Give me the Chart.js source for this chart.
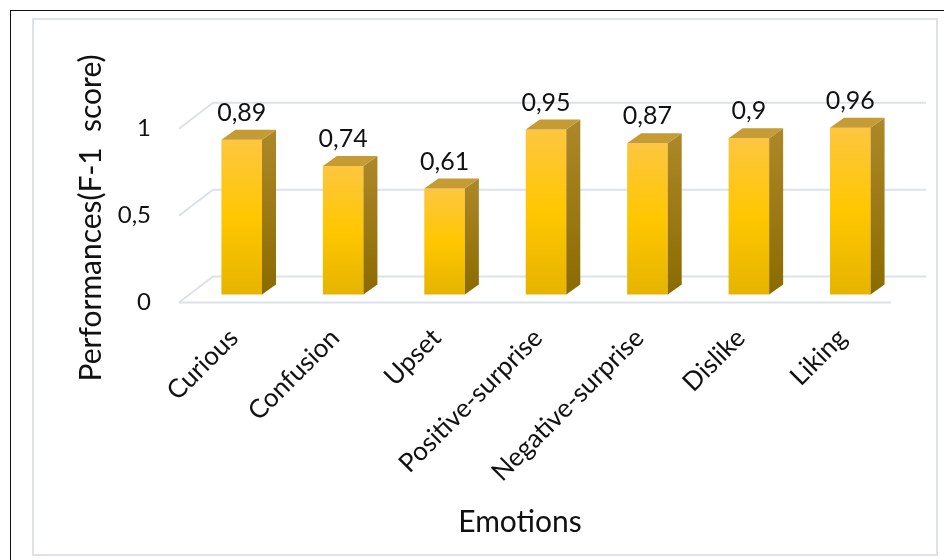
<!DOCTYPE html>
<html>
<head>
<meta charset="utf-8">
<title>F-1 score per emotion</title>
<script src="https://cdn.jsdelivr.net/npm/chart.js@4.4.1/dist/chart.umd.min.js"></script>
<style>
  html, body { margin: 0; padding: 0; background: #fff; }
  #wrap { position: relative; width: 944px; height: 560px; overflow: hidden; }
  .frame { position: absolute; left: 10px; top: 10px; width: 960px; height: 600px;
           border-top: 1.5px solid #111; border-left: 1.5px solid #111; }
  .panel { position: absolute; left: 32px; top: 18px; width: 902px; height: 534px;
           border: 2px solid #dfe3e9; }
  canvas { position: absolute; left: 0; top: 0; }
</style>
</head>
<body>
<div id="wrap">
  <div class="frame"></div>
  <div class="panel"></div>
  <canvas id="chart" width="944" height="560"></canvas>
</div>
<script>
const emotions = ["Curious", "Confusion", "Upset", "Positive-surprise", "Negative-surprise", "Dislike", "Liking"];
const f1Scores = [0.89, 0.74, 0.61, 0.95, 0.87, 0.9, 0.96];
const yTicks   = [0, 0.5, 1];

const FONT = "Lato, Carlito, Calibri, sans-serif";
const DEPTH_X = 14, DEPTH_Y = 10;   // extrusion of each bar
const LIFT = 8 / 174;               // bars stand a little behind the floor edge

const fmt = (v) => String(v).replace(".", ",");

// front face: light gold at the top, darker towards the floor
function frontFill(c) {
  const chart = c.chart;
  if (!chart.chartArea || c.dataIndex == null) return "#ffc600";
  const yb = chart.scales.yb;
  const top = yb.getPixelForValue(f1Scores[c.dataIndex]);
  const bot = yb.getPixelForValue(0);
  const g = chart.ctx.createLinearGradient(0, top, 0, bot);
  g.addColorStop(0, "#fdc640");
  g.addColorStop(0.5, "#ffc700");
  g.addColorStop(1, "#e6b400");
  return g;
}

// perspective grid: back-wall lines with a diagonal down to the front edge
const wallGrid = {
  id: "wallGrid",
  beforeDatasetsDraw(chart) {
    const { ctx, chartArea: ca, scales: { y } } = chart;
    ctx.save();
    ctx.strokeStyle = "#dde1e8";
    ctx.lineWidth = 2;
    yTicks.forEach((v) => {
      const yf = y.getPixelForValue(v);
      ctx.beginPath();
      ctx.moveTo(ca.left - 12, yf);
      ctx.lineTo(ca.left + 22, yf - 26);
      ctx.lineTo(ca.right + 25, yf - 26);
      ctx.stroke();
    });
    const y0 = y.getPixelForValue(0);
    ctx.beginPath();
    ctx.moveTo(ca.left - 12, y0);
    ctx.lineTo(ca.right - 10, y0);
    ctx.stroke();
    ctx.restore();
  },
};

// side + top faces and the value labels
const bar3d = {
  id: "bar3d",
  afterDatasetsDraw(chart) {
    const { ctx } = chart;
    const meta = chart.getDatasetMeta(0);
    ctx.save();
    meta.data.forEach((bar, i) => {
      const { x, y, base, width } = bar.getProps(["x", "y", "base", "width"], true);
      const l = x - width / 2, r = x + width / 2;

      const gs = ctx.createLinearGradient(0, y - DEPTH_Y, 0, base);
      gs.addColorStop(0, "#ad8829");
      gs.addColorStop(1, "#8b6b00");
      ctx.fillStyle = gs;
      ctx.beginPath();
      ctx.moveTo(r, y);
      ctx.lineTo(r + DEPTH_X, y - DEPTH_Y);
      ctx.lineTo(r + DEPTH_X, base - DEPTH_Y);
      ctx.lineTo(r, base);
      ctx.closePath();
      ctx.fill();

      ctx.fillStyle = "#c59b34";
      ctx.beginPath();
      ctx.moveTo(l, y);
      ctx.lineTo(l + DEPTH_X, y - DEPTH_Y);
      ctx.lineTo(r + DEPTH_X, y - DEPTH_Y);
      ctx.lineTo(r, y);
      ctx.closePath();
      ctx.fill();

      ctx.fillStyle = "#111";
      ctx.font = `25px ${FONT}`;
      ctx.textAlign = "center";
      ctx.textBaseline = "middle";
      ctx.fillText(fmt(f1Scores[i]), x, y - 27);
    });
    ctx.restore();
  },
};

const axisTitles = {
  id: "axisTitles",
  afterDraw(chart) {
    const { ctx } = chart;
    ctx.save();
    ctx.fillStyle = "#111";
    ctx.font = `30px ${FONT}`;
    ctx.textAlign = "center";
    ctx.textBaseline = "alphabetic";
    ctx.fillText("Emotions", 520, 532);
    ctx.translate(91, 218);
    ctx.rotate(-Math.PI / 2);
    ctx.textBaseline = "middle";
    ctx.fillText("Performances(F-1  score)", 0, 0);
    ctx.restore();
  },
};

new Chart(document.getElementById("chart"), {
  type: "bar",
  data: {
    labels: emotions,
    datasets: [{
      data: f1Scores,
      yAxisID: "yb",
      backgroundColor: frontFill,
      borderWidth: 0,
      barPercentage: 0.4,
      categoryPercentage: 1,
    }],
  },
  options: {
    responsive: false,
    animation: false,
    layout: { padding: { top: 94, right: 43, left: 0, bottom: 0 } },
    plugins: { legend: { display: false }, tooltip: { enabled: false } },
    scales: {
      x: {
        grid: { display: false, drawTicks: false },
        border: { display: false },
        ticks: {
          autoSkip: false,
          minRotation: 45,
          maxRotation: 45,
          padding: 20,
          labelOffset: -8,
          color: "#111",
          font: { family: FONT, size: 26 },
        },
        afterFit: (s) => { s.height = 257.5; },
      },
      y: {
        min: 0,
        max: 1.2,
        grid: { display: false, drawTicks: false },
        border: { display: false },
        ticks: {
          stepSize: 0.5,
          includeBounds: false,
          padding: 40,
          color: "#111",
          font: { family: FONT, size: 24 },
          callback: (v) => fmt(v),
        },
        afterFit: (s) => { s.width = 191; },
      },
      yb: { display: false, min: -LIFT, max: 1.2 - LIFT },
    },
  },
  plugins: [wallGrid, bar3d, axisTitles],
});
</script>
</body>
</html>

Aim: Omit every picture while copying the listing above exactly.

Result for this task:
Give me the Chart.js source for this chart.
<!DOCTYPE html>
<html>
<head>
<meta charset="utf-8">
<title>F-1 score per emotion</title>
<script src="https://cdn.jsdelivr.net/npm/chart.js@4.4.1/dist/chart.umd.min.js"></script>
<style>
  html, body { margin: 0; padding: 0; background: #fff; }
  #wrap { position: relative; width: 944px; height: 560px; overflow: hidden; }
  .frame { position: absolute; left: 10px; top: 10px; width: 960px; height: 600px;
           border-top: 1.5px solid #111; border-left: 1.5px solid #111; }
  .panel { position: absolute; left: 32px; top: 18px; width: 902px; height: 534px;
           border: 2px solid #dfe3e9; }
  canvas { position: absolute; left: 0; top: 0; }
</style>
</head>
<body>
<div id="wrap">
  <div class="frame"></div>
  <div class="panel"></div>
  <canvas id="chart" width="944" height="560"></canvas>
</div>
<script>
const emotions = ["Curious", "Confusion", "Upset", "Positive-surprise", "Negative-surprise", "Dislike", "Liking"];
const f1Scores = [0.89, 0.74, 0.61, 0.95, 0.87, 0.9, 0.96];
const yTicks   = [0, 0.5, 1];

const FONT = "Lato, Carlito, Calibri, sans-serif";
const DEPTH_X = 14, DEPTH_Y = 10;   // extrusion of each bar
const LIFT = 8 / 174;               // bars stand a little behind the floor edge

const fmt = (v) => String(v).replace(".", ",");

// front face: light gold at the top, darker towards the floor
function frontFill(c) {
  const chart = c.chart;
  if (!chart.chartArea || c.dataIndex == null) return "#ffc600";
  const yb = chart.scales.yb;
  const top = yb.getPixelForValue(f1Scores[c.dataIndex]);
  const bot = yb.getPixelForValue(0);
  const g = chart.ctx.createLinearGradient(0, top, 0, bot);
  g.addColorStop(0, "#fdc640");
  g.addColorStop(0.5, "#ffc700");
  g.addColorStop(1, "#e6b400");
  return g;
}

// perspective grid: back-wall lines with a diagonal down to the front edge
const wallGrid = {
  id: "wallGrid",
  beforeDatasetsDraw(chart) {
    const { ctx, chartArea: ca, scales: { y } } = chart;
    ctx.save();
    ctx.strokeStyle = "#dde1e8";
    ctx.lineWidth = 2;
    yTicks.forEach((v) => {
      const yf = y.getPixelForValue(v);
      ctx.beginPath();
      ctx.moveTo(ca.left - 12, yf);
      ctx.lineTo(ca.left + 22, yf - 26);
      ctx.lineTo(ca.right + 25, yf - 26);
      ctx.stroke();
    });
    const y0 = y.getPixelForValue(0);
    ctx.beginPath();
    ctx.moveTo(ca.left - 12, y0);
    ctx.lineTo(ca.right - 10, y0);
    ctx.stroke();
    ctx.restore();
  },
};

// side + top faces and the value labels
const bar3d = {
  id: "bar3d",
  afterDatasetsDraw(chart) {
    const { ctx } = chart;
    const meta = chart.getDatasetMeta(0);
    ctx.save();
    meta.data.forEach((bar, i) => {
      const { x, y, base, width } = bar.getProps(["x", "y", "base", "width"], true);
      const l = x - width / 2, r = x + width / 2;

      const gs = ctx.createLinearGradient(0, y - DEPTH_Y, 0, base);
      gs.addColorStop(0, "#ad8829");
      gs.addColorStop(1, "#8b6b00");
      ctx.fillStyle = gs;
      ctx.beginPath();
      ctx.moveTo(r, y);
      ctx.lineTo(r + DEPTH_X, y - DEPTH_Y);
      ctx.lineTo(r + DEPTH_X, base - DEPTH_Y);
      ctx.lineTo(r, base);
      ctx.closePath();
      ctx.fill();

      ctx.fillStyle = "#c59b34";
      ctx.beginPath();
      ctx.moveTo(l, y);
      ctx.lineTo(l + DEPTH_X, y - DEPTH_Y);
      ctx.lineTo(r + DEPTH_X, y - DEPTH_Y);
      ctx.lineTo(r, y);
      ctx.closePath();
      ctx.fill();

      ctx.fillStyle = "#111";
      ctx.font = `25px ${FONT}`;
      ctx.textAlign = "center";
      ctx.textBaseline = "middle";
      ctx.fillText(fmt(f1Scores[i]), x, y - 27);
    });
    ctx.restore();
  },
};

const axisTitles = {
  id: "axisTitles",
  afterDraw(chart) {
    const { ctx } = chart;
    ctx.save();
    ctx.fillStyle = "#111";
    ctx.font = `30px ${FONT}`;
    ctx.textAlign = "center";
    ctx.textBaseline = "alphabetic";
    ctx.fillText("Emotions", 520, 532);
    ctx.translate(91, 218);
    ctx.rotate(-Math.PI / 2);
    ctx.textBaseline = "middle";
    ctx.fillText("Performances(F-1  score)", 0, 0);
    ctx.restore();
  },
};

new Chart(document.getElementById("chart"), {
  type: "bar",
  data: {
    labels: emotions,
    datasets: [{
      data: f1Scores,
      yAxisID: "yb",
      backgroundColor: frontFill,
      borderWidth: 0,
      barPercentage: 0.4,
      categoryPercentage: 1,
    }],
  },
  options: {
    responsive: false,
    animation: false,
    layout: { padding: { top: 94, right: 43, left: 0, bottom: 0 } },
    plugins: { legend: { display: false }, tooltip: { enabled: false } },
    scales: {
      x: {
        grid: { display: false, drawTicks: false },
        border: { display: false },
        ticks: {
          autoSkip: false,
          minRotation: 45,
          maxRotation: 45,
          padding: 20,
          labelOffset: -8,
          color: "#111",
          font: { family: FONT, size: 26 },
        },
        afterFit: (s) => { s.height = 257.5; },
      },
      y: {
        min: 0,
        max: 1.2,
        grid: { display: false, drawTicks: false },
        border: { display: false },
        ticks: {
          stepSize: 0.5,
          includeBounds: false,
          padding: 40,
          color: "#111",
          font: { family: FONT, size: 24 },
          callback: (v) => fmt(v),
        },
        afterFit: (s) => { s.width = 191; },
      },
      yb: { display: false, min: -LIFT, max: 1.2 - LIFT },
    },
  },
  plugins: [wallGrid, bar3d, axisTitles],
});
</script>
</body>
</html>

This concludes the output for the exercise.